Exercise brief: Retype the whole listing verbatim and keep the pictures out of it.

# # # #

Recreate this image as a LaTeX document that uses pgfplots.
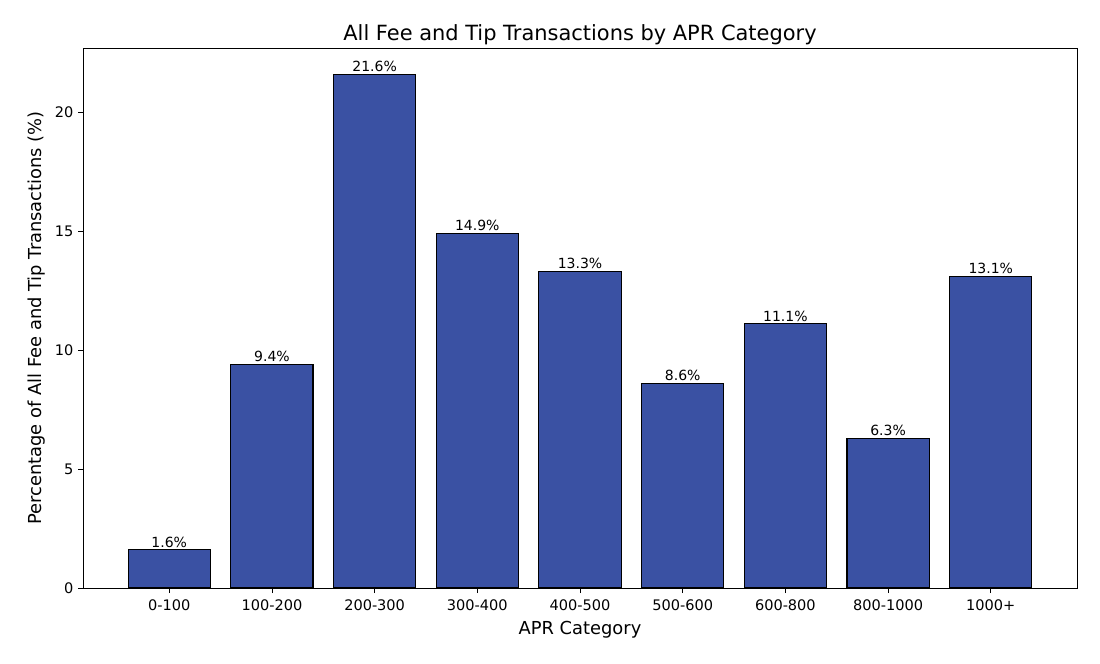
\documentclass[border=0pt]{standalone}
\usepackage{pgfplots}
\pgfplotsset{compat=1.18}
\usepackage{fontspec}
\setmainfont{DejaVu Sans}
\definecolor{barblue}{HTML}{3A51A3}

\begin{document}
\begin{tikzpicture}
\begin{axis}[
    scale only axis,
    width=745.5pt, height=405pt,
    xmin=-0.84, xmax=8.84,
    ymin=0, ymax=22.7,
    xtick={0,1,2,3,4,5,6,7,8},
    xticklabels={0-100,100-200,200-300,300-400,400-500,500-600,600-800,800-1000,1000+},
    ytick={0,5,10,15,20},
    tick align=outside,
    tick pos=left,
    major tick length=3.75pt,
    every tick/.style={black, line width=0.6pt},
    axis line style={black, line width=0.6pt},
    ticklabel style={font=\fontsize{10.9}{12}\selectfont},
    xticklabel style={yshift=-1.5pt},
    /pgf/number format/assume math mode=true,
    xlabel={APR Category},
    ylabel={Percentage of All Fee and Tip Transactions (\%)},
    label style={font=\fontsize{13.4}{15}\selectfont},
    xlabel style={yshift=-1pt},
    title={All Fee and Tip Transactions by APR Category},
    title style={font=\fontsize{15.7}{18}\selectfont, yshift=-7.5pt},
    ybar, bar width=0.8,
    nodes near coords={\pgfmathprintnumber[fixed,fixed zerofill,precision=1]{\pgfplotspointmeta}\%},
    nodes near coords style={font=\fontsize{10.5}{12}\selectfont, anchor=south, inner sep=1.5pt},
]
\addplot[fill=barblue, draw=black, line width=0.8pt] coordinates {
    (0,1.6) (1,9.4) (2,21.6) (3,14.9) (4,13.3) (5,8.6) (6,11.1) (7,6.3) (8,13.1)
};
\coordinate (ll) at (rel axis cs:0,0);
\coordinate (ur) at (rel axis cs:1,1);
\end{axis}
\pgfresetboundingbox
\path ([shift={(-62.25pt,-56.25pt)}]ll) rectangle ([shift={(17.25pt,36pt)}]ur);
\end{tikzpicture}
\end{document}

# # # #

Completed exercise:
Recreate this image as a LaTeX document that uses pgfplots.
\documentclass[border=0pt]{standalone}
\usepackage{pgfplots}
\pgfplotsset{compat=1.18}
\usepackage{fontspec}
\setmainfont{DejaVu Sans}
\definecolor{barblue}{HTML}{3A51A3}

\begin{document}
\begin{tikzpicture}
\begin{axis}[
    scale only axis,
    width=745.5pt, height=405pt,
    xmin=-0.84, xmax=8.84,
    ymin=0, ymax=22.7,
    xtick={0,1,2,3,4,5,6,7,8},
    xticklabels={0-100,100-200,200-300,300-400,400-500,500-600,600-800,800-1000,1000+},
    ytick={0,5,10,15,20},
    tick align=outside,
    tick pos=left,
    major tick length=3.75pt,
    every tick/.style={black, line width=0.6pt},
    axis line style={black, line width=0.6pt},
    ticklabel style={font=\fontsize{10.9}{12}\selectfont},
    xticklabel style={yshift=-1.5pt},
    /pgf/number format/assume math mode=true,
    xlabel={APR Category},
    ylabel={Percentage of All Fee and Tip Transactions (\%)},
    label style={font=\fontsize{13.4}{15}\selectfont},
    xlabel style={yshift=-1pt},
    title={All Fee and Tip Transactions by APR Category},
    title style={font=\fontsize{15.7}{18}\selectfont, yshift=-7.5pt},
    ybar, bar width=0.8,
    nodes near coords={\pgfmathprintnumber[fixed,fixed zerofill,precision=1]{\pgfplotspointmeta}\%},
    nodes near coords style={font=\fontsize{10.5}{12}\selectfont, anchor=south, inner sep=1.5pt},
]
\addplot[fill=barblue, draw=black, line width=0.8pt] coordinates {
    (0,1.6) (1,9.4) (2,21.6) (3,14.9) (4,13.3) (5,8.6) (6,11.1) (7,6.3) (8,13.1)
};
\coordinate (ll) at (rel axis cs:0,0);
\coordinate (ur) at (rel axis cs:1,1);
\end{axis}
\pgfresetboundingbox
\path ([shift={(-62.25pt,-56.25pt)}]ll) rectangle ([shift={(17.25pt,36pt)}]ur);
\end{tikzpicture}
\end{document}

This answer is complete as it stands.